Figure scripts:
********************
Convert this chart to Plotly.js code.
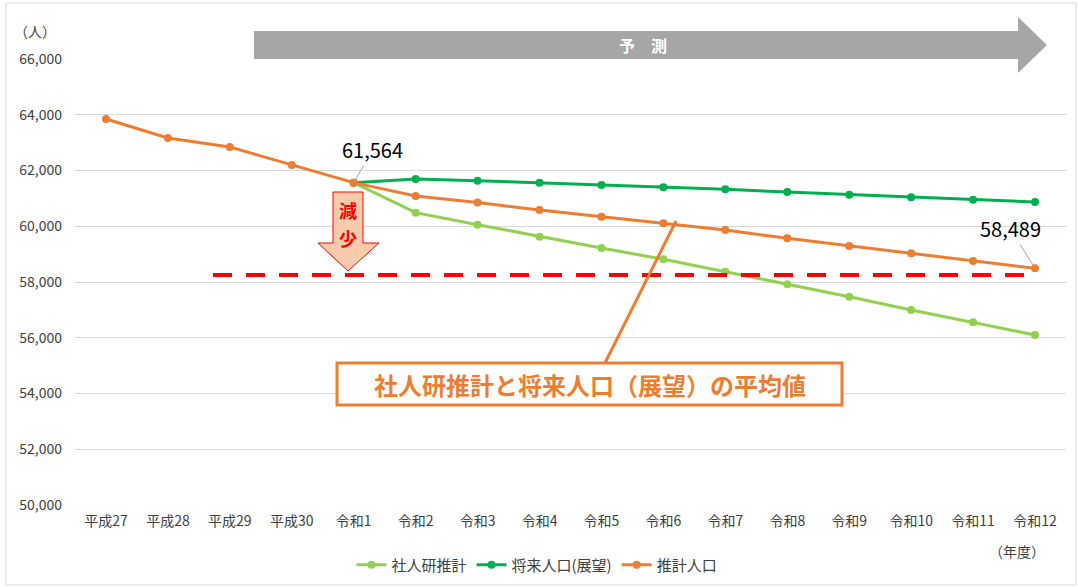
<!DOCTYPE html>
<html>
<head>
<meta charset="utf-8">
<script src="https://cdn.plot.ly/plotly-3.0.1.min.js"></script>
<style>html,body{margin:0;padding:0;background:#fff;}#chart{width:1078px;height:587px;}</style>
</head>
<body>
<div id="chart"></div>
<script>
// ---- data ----
const categories = ["平成27","平成28","平成29","平成30","令和1","令和2","令和3","令和4","令和5","令和6","令和7","令和8","令和9","令和10","令和11","令和12"];
const shajinkenCats = ["令和1","令和2","令和3","令和4","令和5","令和6","令和7","令和8","令和9","令和10","令和11","令和12"];
const shajinkenValues = [61564, 60487, 60057, 59627, 59220, 58813, 58370, 57918, 57474, 56996, 56554, 56099];
const tenbouValues = [61564, 61695, 61634, 61563, 61480, 61397, 61325, 61229, 61134, 61039, 60955, 60870];
const suikeiValues = [63848, 63166, 62843, 62197, 61564, 61085, 60852, 60583, 60343, 60104, 59866, 59568, 59292, 59030, 58753, 58489];
const yTickValues = [50000, 52000, 54000, 56000, 58000, 60000, 62000, 64000, 66000];
const yTickLabels = ["50,000","52,000","54,000","56,000","58,000","60,000","62,000","64,000","66,000"];
const seriesNames = ["社人研推計", "将来人口(展望)", "推計人口"];
const targetLevel = 58250;

// ---- layout helpers (pixel -> paper) ----
const W = 1078, H = 587;
const L = 75, R = 1066, T = 59, B = 505;
const px = x => (x - L) / (R - L);
const py = y => (B - y) / (B - T);
const P = (x, y) => px(x).toFixed(5) + "," + py(y).toFixed(5);

const font = "'Noto Sans CJK JP', 'Noto Sans', sans-serif";
const orange = "#ED7D31", lightGreen = "#92D050", darkGreen = "#00B050";

const traces = [
  {x: shajinkenCats, y: shajinkenValues, name: seriesNames[0], type: "scatter", mode: "lines+markers",
   line: {color: lightGreen, width: 3}, marker: {color: lightGreen, size: 8}, hoverinfo: "skip"},
  {x: shajinkenCats, y: tenbouValues, name: seriesNames[1], type: "scatter", mode: "lines+markers",
   line: {color: darkGreen, width: 3}, marker: {color: darkGreen, size: 8}, hoverinfo: "skip"},
  {x: categories, y: suikeiValues, name: seriesNames[2], type: "scatter", mode: "lines+markers",
   line: {color: orange, width: 3}, marker: {color: orange, size: 8}, hoverinfo: "skip"}
];

const grayArrow = "M" + P(254,31) + " L" + P(1018,31) + " L" + P(1018,17) + " L" + P(1047,45) +
  " L" + P(1018,73) + " L" + P(1018,59) + " L" + P(254,59) + " Z";
const redArrow = "M" + P(333,192) + " L" + P(363,192) + " L" + P(363,243) + " L" + P(379,243) +
  " L" + P(348,271) + " L" + P(318,243) + " L" + P(333,243) + " Z";

const shapes = [
  {type: "rect", xref: "paper", yref: "paper", x0: px(6), x1: px(1076), y0: py(3), y1: py(585),
   line: {color: "#D9D9D9", width: 1}, fillcolor: "rgba(0,0,0,0)", layer: "below"},
  {type: "line", xref: "paper", yref: "y", x0: px(213), x1: px(1035), y0: targetLevel, y1: targetLevel,
   line: {color: "#FF0000", width: 4, dash: "19px,14px"}, layer: "above"},
  {type: "path", xref: "paper", yref: "paper", path: grayArrow, fillcolor: "#A6A6A6", line: {width: 0}},
  {type: "path", xref: "paper", yref: "paper", path: redArrow, fillcolor: "#F8CBAD", line: {color: "#FF0000", width: 1}},
  {type: "line", xref: "paper", yref: "paper", x0: px(605), y0: py(363), x1: px(676), y1: py(221),
   line: {color: orange, width: 3}},
  {type: "rect", xref: "paper", yref: "paper", x0: px(337), x1: px(842), y0: py(363), y1: py(405),
   line: {color: orange, width: 3}, fillcolor: "#FFFFFF"}
];

function txt(x, y, text, size, color, bold) {
  return {xref: "paper", yref: "paper", x: px(x), y: py(y), xanchor: "center", yanchor: "middle",
          text: text, showarrow: false,
          font: {family: font, size: size, color: color, weight: bold ? "bold" : "normal"}};
}

const annotations = [
  txt(35, 31, "（人）", 14, "#404040", false),
  txt(1017, 551, "（年度）", 14, "#404040", false),
  txt(643, 45, "予　測", 16, "#FFFFFF", true),
  txt(348, 210, "減", 18, "#FF0000", true),
  txt(348, 238, "少", 18, "#FF0000", true),
  txt(590, 384, "社人研推計と将来人口（展望）の平均値", 24, orange, true),
  {xref: "x", yref: "y", x: categories[4], y: suikeiValues[4], text: "61,564", showarrow: true,
   arrowhead: 0, arrowwidth: 1, arrowcolor: "#A6A6A6", ax: 19, ay: -33, standoff: 2,
   font: {family: font, size: 20, color: "#000000"}},
  {xref: "x", yref: "y", x: categories[15], y: suikeiValues[15], text: "58,489", showarrow: true,
   arrowhead: 0, arrowwidth: 1, arrowcolor: "#A6A6A6", ax: -25, ay: -40, standoff: 2,
   font: {family: font, size: 20, color: "#000000"}}
];

const layout = {
  width: W, height: H,
  margin: {l: L, r: W - R, t: T, b: H - B, pad: 0, autoexpand: false},
  paper_bgcolor: "#FFFFFF", plot_bgcolor: "#FFFFFF",
  font: {family: font, size: 14, color: "#404040"},
  showlegend: true,
  legend: {orientation: "h", x: px(537), xanchor: "center", y: py(565), yanchor: "middle",
           font: {family: font, size: 15, color: "#404040"}, traceorder: "normal"},
  xaxis: {type: "category", categoryarray: categories, categoryorder: "array", range: [-0.5, 15.5],
          showgrid: false, zeroline: false, showline: false, ticks: "", tickfont: {family: font, size: 14, color: "#404040"},
          ticklabelstandoff: 6, fixedrange: true},
  yaxis: {range: [50000, 66000], tickvals: yTickValues, ticktext: yTickLabels, showgrid: true,
          gridcolor: "#D9D9D9", gridwidth: 1, zeroline: false, showline: false, ticks: "",
          tickfont: {family: font, size: 14, color: "#404040"}, ticklabelstandoff: 12, fixedrange: true},
  shapes: shapes,
  annotations: annotations
};

Plotly.newPlot("chart", traces, layout, {displayModeBar: false, staticPlot: true});
</script>
</body>
</html>
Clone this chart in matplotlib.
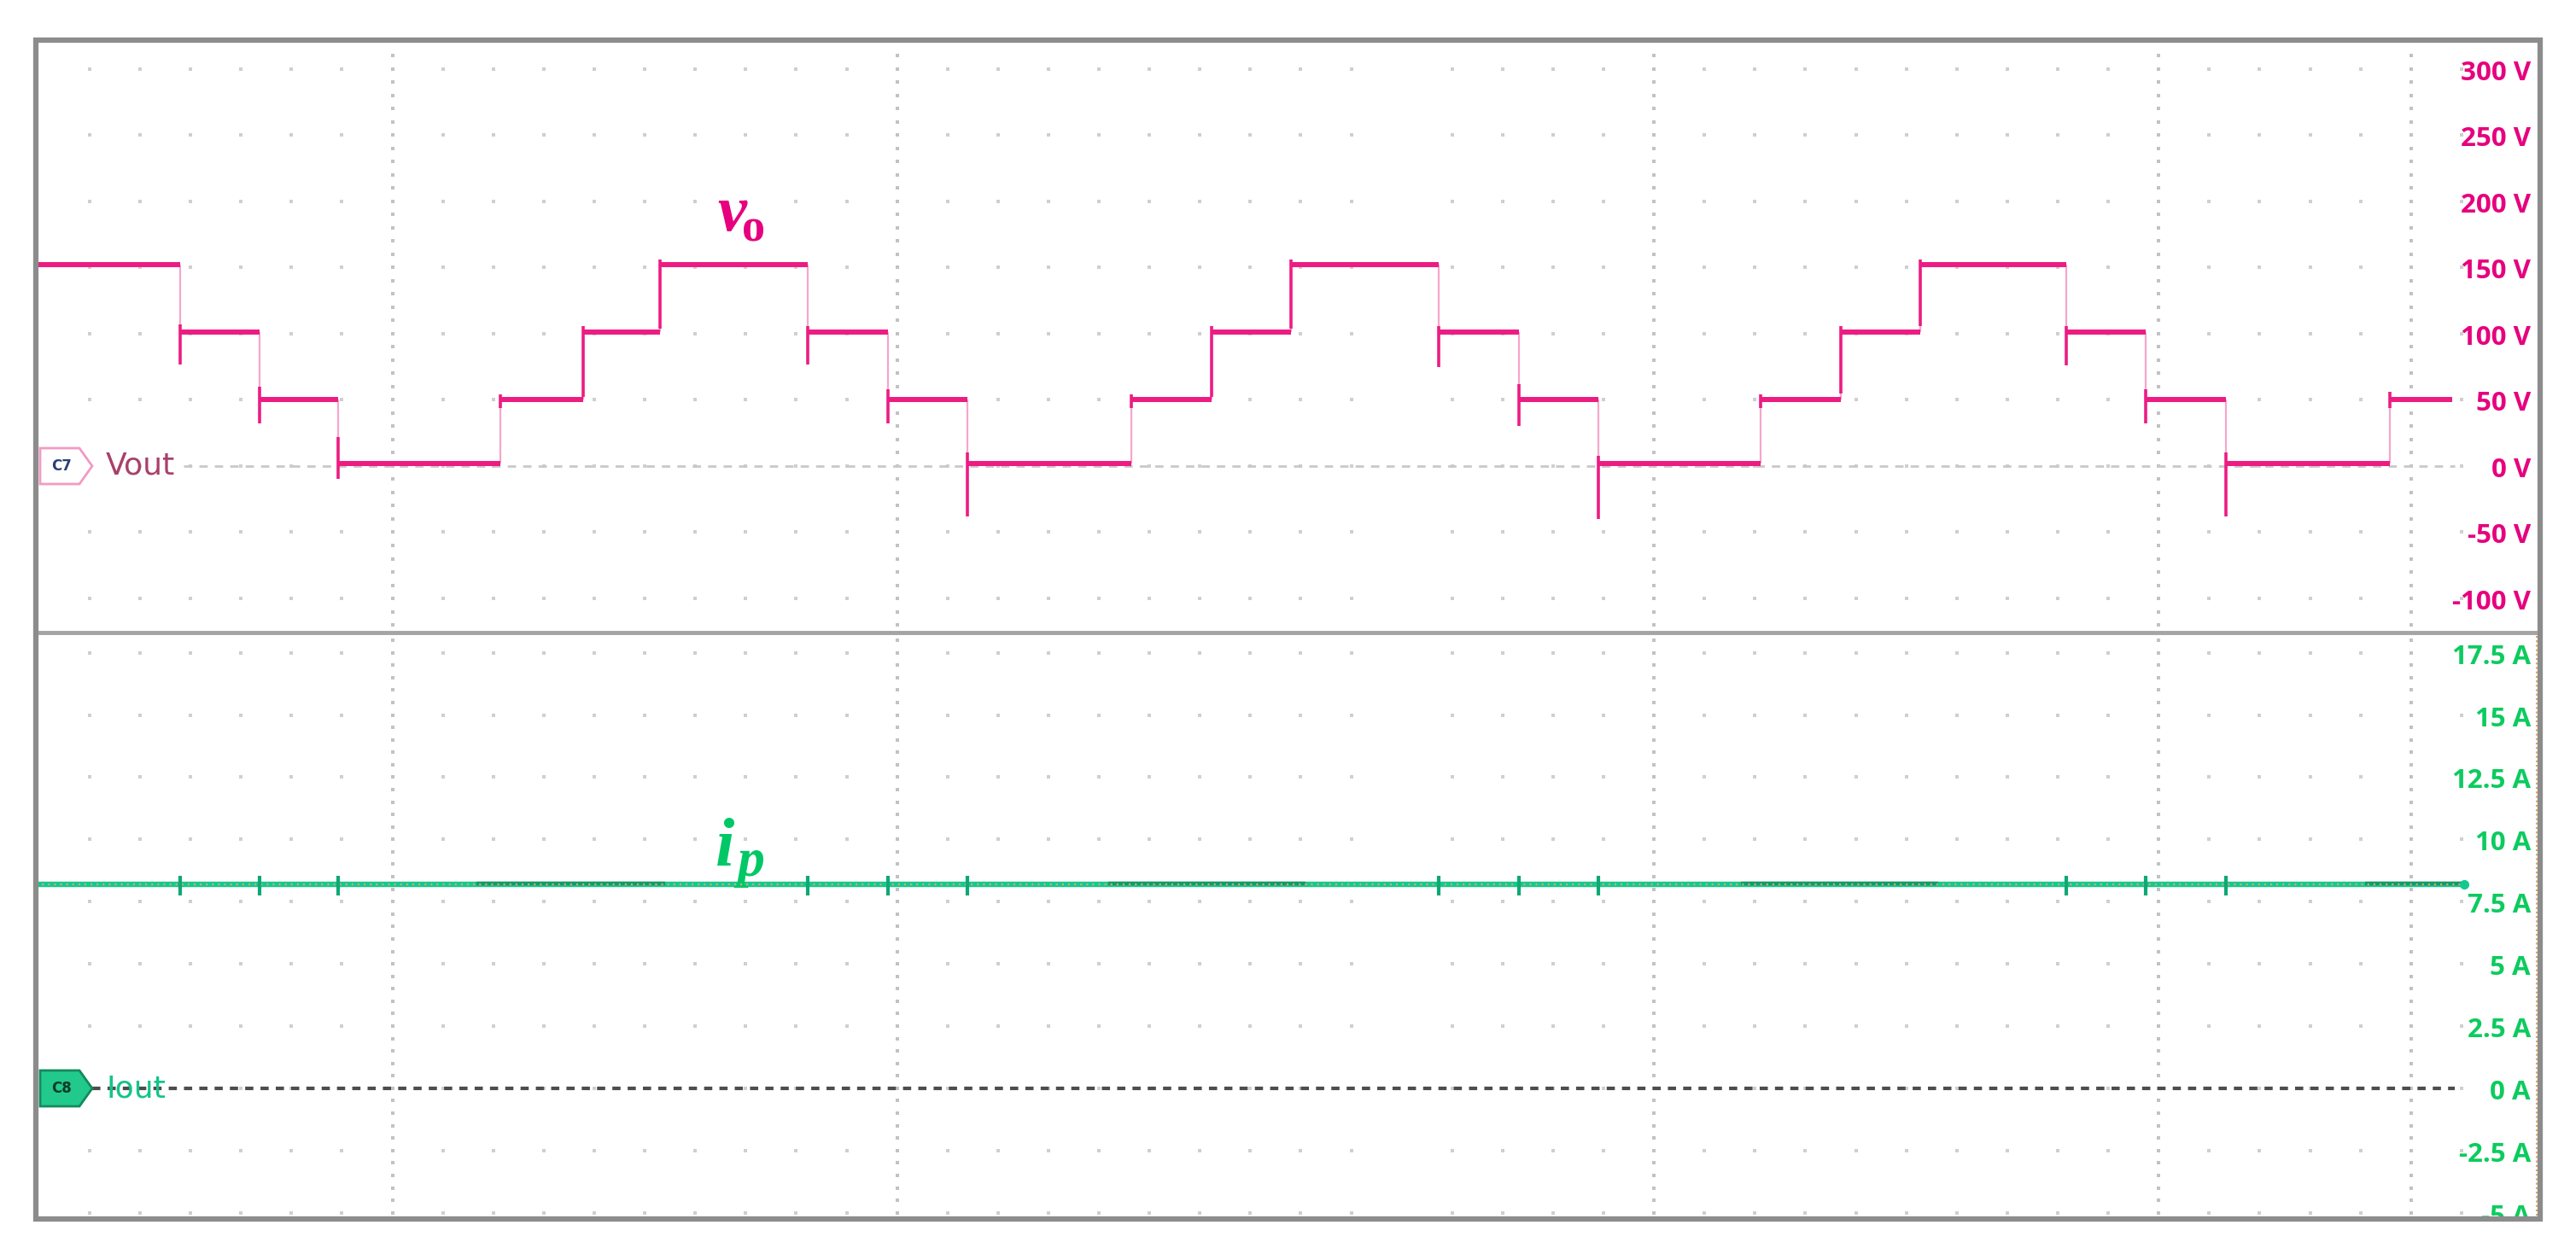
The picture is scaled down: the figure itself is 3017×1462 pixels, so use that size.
import numpy as np
import matplotlib.pyplot as plt
import matplotlib.transforms as mtransforms
from matplotlib.patches import Polygon, Rectangle
from matplotlib.lines import Line2D

W, H = 3017, 1462

# Vout (channel 7) staircase, time in ms
step_t = [0, 4.58, 7.08, 9.58, 14.74, 17.34, 19.79, 24.48, 27.03, 29.53, 34.74, 37.29,
          39.79, 44.48, 47.03, 49.53, 54.69, 57.24, 59.74, 64.38, 66.88, 69.43, 74.64, 76.61]
step_v = [152, 101, 50, 2, 50, 101, 152, 101, 50, 2, 50, 101,
          152, 101, 50, 2, 50, 101, 152, 101, 50, 2, 50]
# switching spikes at each transition (V)
spike_lo = [77, 32, -10, 44, 52, 104, 77, 32, -38, 44, 52, 104,
            75, 30, -40, 44, 55, 106, 76, 32, -38, 44]
spike_hi = [107, 60, 22, 54, 106, 156, 106, 58, 10, 54, 106, 156,
            106, 62, 8, 54, 106, 156, 106, 58, 10, 56]

# Iout (channel 8)
ip_level = 8.2
ip_end = 76.98
ip_noisy_start = [13.96, 34.0, 54.06, 73.85]
ip_noisy_end = [19.95, 40.26, 60.31, 76.98]
ip_spike_t = [4.58, 7.08, 9.58, 24.48, 27.03, 29.53, 44.48, 47.03, 49.53, 64.38, 66.88, 69.43]

v_ticks = [300, 250, 200, 150, 100, 50, 0, -50, -100]
v_labels = ['300 V', '250 V', '200 V', '150 V', '100 V', '50 V', '0 V', '-50 V', '-100 V']
i_ticks = [17.5, 15, 12.5, 10, 7.5, 5, 2.5, 0, -2.5, -5]
i_labels = ['17.5 A', '15 A', '12.5 A', '10 A', '7.5 A', '5 A', '2.5 A', '0 A', '-2.5 A', '-5 A']

PINK = '#EC1C83'
PINK_TXT = '#E6007E'
PALE = '#F6A6CB'
GREEN = '#14C98F'
GREEN_TXT = '#0CCB5E'

fig = plt.figure(figsize=(W / 100, H / 100), dpi=100)
fig.patch.set_facecolor('white')


def fx(x):
    return x / W


def fy(y):
    return 1 - y / H


ax_v = fig.add_axes([fx(42), fy(741), 2933 / W, (741 - 47) / H])
ax_i = fig.add_axes([fx(42), fy(1428), 2933 / W, (1428 - 741) / H])
ax_v.set_xlim(0, 79.4)
ax_i.set_xlim(0, 79.4)
ax_v.set_ylim(-125.8, 321.9)
ax_i.set_ylim(-5.25, 18.31)
for ax in (ax_v, ax_i):
    ax.axis('off')

# graticule dots
cols = 1.705 + 1.6 * np.arange(48)
cols = np.delete(cols, 26)
major_cols = 1.705 + 1.6 * np.array([6, 16, 31, 41, 46])
for ax, rows, step, lo, hi in ((ax_v, v_ticks, 10, -120, 320), (ax_i, i_ticks, 0.5, -5, 18.5)):
    gx, gy = np.meshgrid(cols, rows)
    ax.plot(gx.ravel(), gy.ravel(), 's', ms=2.4, color='#CFCFCF', mew=0, zorder=1)
    vy = np.arange(lo, hi, step)
    mx, my = np.meshgrid(major_cols, vy)
    ax.plot(mx.ravel(), my.ravel(), 's', ms=2.4, color='#C2C2C2', mew=0, zorder=1)

# zero reference lines
ax_v.axhline(0, xmin=(215 - 42) / 2933, xmax=(2875 - 42) / 2933, color='#C9C9C9',
             lw=2.0, ls=(0, (3.5, 3)), zorder=2)
ax_i.axhline(0, xmin=(108 - 42) / 2933, xmax=(2875 - 42) / 2933, color='#4D4D4D',
             lw=3.0, ls=(0, (2.3, 2)), zorder=2)

# Vout trace
ax_v.vlines(step_t[1:-1], step_v[:-1], step_v[1:], color=PALE, lw=1.6, zorder=3)
ax_v.vlines(step_t[1:-1], spike_lo, spike_hi, color=PINK, lw=2.6, zorder=4)
ax_v.hlines(step_v, step_t[:-1], step_t[1:], color=PINK, lw=4.3, zorder=5)

# Iout trace
ax_i.hlines(ip_level, 0, ip_end, color=GREEN, lw=4.6, zorder=3)
ax_i.hlines([ip_level + 0.04] * len(ip_noisy_start), ip_noisy_start, ip_noisy_end,
            color='#129A68', lw=3.2, zorder=4)
ax_i.plot([0, ip_end], [ip_level, ip_level], ls=(0, (1, 2.2)), color='#E3A55A', lw=1.6, zorder=5)
ax_i.vlines(ip_spike_t, ip_level - 0.45, ip_level + 0.35, color='#0FA874', lw=3, zorder=5)
ax_i.plot([ip_end], [ip_level], 'o', ms=7, color=GREEN, zorder=6)

# right-hand scale labels
for ax, ticks, labels, col in ((ax_v, v_ticks, v_labels, PINK_TXT),
                               (ax_i, i_ticks, i_labels, GREEN_TXT)):
    tr = mtransforms.blended_transform_factory(ax.transAxes, ax.transData)
    tr = mtransforms.offset_copy(tr, fig=fig, y=-5, units='dots')
    for val, lab in zip(ticks, labels):
        ax.text((2964 - 42) / 2933, val, lab, transform=tr, ha='right', va='center',
                fontsize=22.5, fontweight='bold', family='Open Sans', color=col,
                clip_on=True, zorder=7)

# waveform names
ax_v.text(21.6, 178, 'v', family='Liberation Serif', style='italic', weight='bold',
          fontsize=55, color=PINK_TXT, va='baseline')
ax_v.text(22.38, 170, 'o', family='Liberation Serif', weight='bold',
          fontsize=39, color=PINK_TXT, va='baseline')
ax_i.text(21.55, 8.95, 'i', family='Liberation Serif', style='italic', weight='bold',
          fontsize=58, color='#00C866', va='baseline')
ax_i.text(22.25, 8.55, 'p', family='Liberation Serif', style='italic', weight='bold',
          fontsize=46, color='#00C866', va='baseline')

# channel tags
def tag(yc, face, edge, txt, txtcol):
    pts = [(47, yc - 21), (93, yc - 21), (108, yc), (93, yc + 21), (47, yc + 21)]
    poly = Polygon([(fx(a), fy(b)) for a, b in pts], closed=True, transform=fig.transFigure,
                   facecolor=face, edgecolor=edge, lw=2, zorder=8)
    fig.add_artist(poly)
    fig.text(fx(72), fy(yc), txt, ha='center', va='center', fontsize=12, weight='bold',
             color=txtcol, zorder=9)


tag(546, 'white', '#F29AC4', 'C7', '#2A3F7A')
tag(1275, '#22C98C', '#138A5E', 'C8', '#0B3B2A')
fig.text(fx(124), fy(546), 'Vout', ha='left', va='center', fontsize=26, color='#A8406A',
         family='DejaVu Sans', zorder=9)
fig.text(fx(124), fy(1275), 'Iout', ha='left', va='center', fontsize=26, color='#13C48A',
         family='DejaVu Sans', zorder=9)

# screen frame and divider
fig.add_artist(Line2D([fx(42), fx(2975)], [fy(741), fy(741)], color='#A4A4A4', lw=3.5, zorder=10))
fig.add_artist(Line2D([fx(2971), fx(2971)], [fy(745), fy(1424)], color='#E0A060', lw=1.5,
                      ls=(0, (1, 1.5)), zorder=10))
fig.add_artist(Rectangle((fx(42), fy(1428)), 2933 / W, (1428 - 47) / H, fill=False,
                         edgecolor='#8C8C8C', lw=4.5, transform=fig.transFigure, zorder=11))

fig.savefig('out.png', dpi=100, facecolor='white')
********************
**Instructions for the task**
Gather all lines from the listing above in which "chart" occurs.

**Result for this task**
Convert this chart to Plotly.js code.
<style>html,body{margin:0;padding:0;background:#fff;}#chart{width:1078px;height:587px;}</style>
<div id="chart"></div>
Plotly.newPlot("chart", traces, layout, {displayModeBar: false, staticPlot: true});
Clone this chart in matplotlib.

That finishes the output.